It will come as no surprise to Vapouround readers that I do a lot of media interviews to communicate the good that the vape industry does, both in terms of harm reduction and on wider benefits to the economy, but this is often an uphill battle.
Some media outlets allow equal amounts of time for pro- and anti-vaping points of view during interviews but others concentrate, almost exclusively, on either pushing the anti-vaping agenda or allowing disproportionate airtime for guests who do so.
This attitude is not exclusive to the mainstream media and the UKVIA’s recent interaction with the Scottish Government’s ongoing review into disposable vapes is a good case in point.
This is a subject I will return to later. There is no doubt that single use products pose unique challenges to the environment and I have taken part in many debates on this issue.
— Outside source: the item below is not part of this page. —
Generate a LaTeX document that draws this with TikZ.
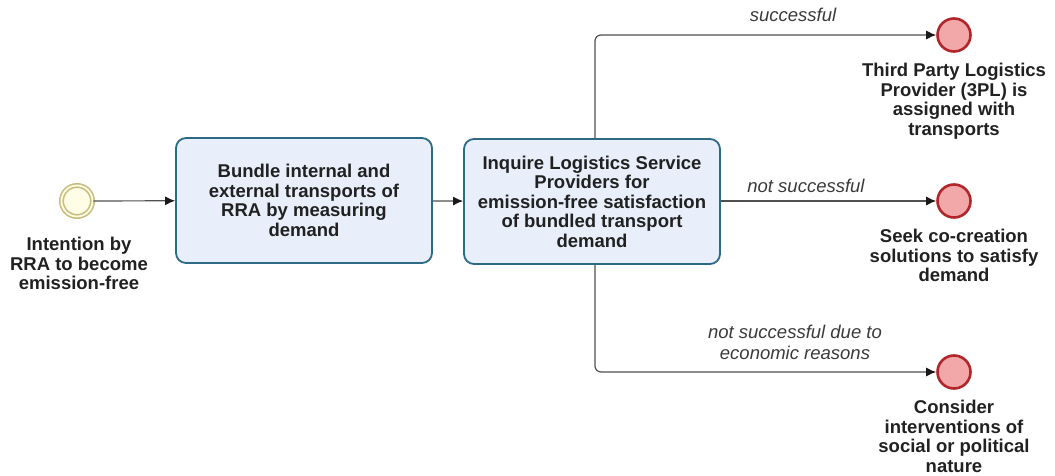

The environmental harms are always given huge airtime but the great strides taken by many in the industry to lessen the environmental impact hardly get a mention.
I was recently at a reception at the Houses of Parliament where an independent study carried out by Waste Experts examined the recycling performance of two devices.
One, an existing and widely available single use plastic and aluminium vape, as well as a new cardboard-based product.
Waste Experts concluded that both products examined were ‘highly recyclable’ with between 97.6% and 99.29% of their components being either recyclable or recoverable.
Stewart Price, Scheme Manager at Waste Experts, said that by highlighting that, on the whole, single use vapes were highly recyclable.
The study indicated that the real environmental challenge in the vaping sector is the lack of availability and knowledge of collection systems and recycling.
More and more recycling companies are gearing up to handle vapes and we now urgently need a public awareness campaign and incentive programme to encourage and reward consumers for disposing of their used devices responsibly.
And this brings me back to the environmental review from the Scottish government which was jointly prepared by Zero Waste Scotland and Dr Dominic Hogg of Equanimator Ltd.
The review shortlists nine policy options for further consideration, including prohibitive measures which could have serious unintended consequences on public health and a proposed ban on single-use vapes which could see vapers deprived of their chosen alternative to cigarettes, thus driving up smoking rates.
In fact, I have written to Lorna Slater MSP, Scotland’s Minister for Green Skills, Circular Economy and Biodiversity, to express the UKVIA’s serious concerns about the process of the review and what appears to be a singular lack of impartiality.
For example, the public and the wider vape sector were not invited to contribute to the review, and while the UKVIA and the IBVTA were permitted to provide submissions, their individual members were not.
The report also failed to reference any comments from the UKVIA, the UK’s largest vaping association with an extensive membership in Scotland.
My worry is that the Scottish consultation is fundamentally flawed and I would urge Scottish politicians to seriously consider the dangers of prohibitive policy put forward in the review, especially considering Scotland has the highest smoking prevalence of any UK country.
And finally… I was very happy to read that HM Revenue & Customs has announced stronger powers to combat illicit tobacco sales backed up by fines of up to £10,000 for any businesses and individuals who sell illicit tobacco products.
For more than two years now, the UKVIA has been calling on the Government to issue exactly the same level of fines for businesses and individuals who sell illicit vape products or who sell any vape products to under 18s.
If the government can do this for cigarettes, they can do this for illicit and underage vape sales, and there is no logical reason to delay taking action for a moment longer.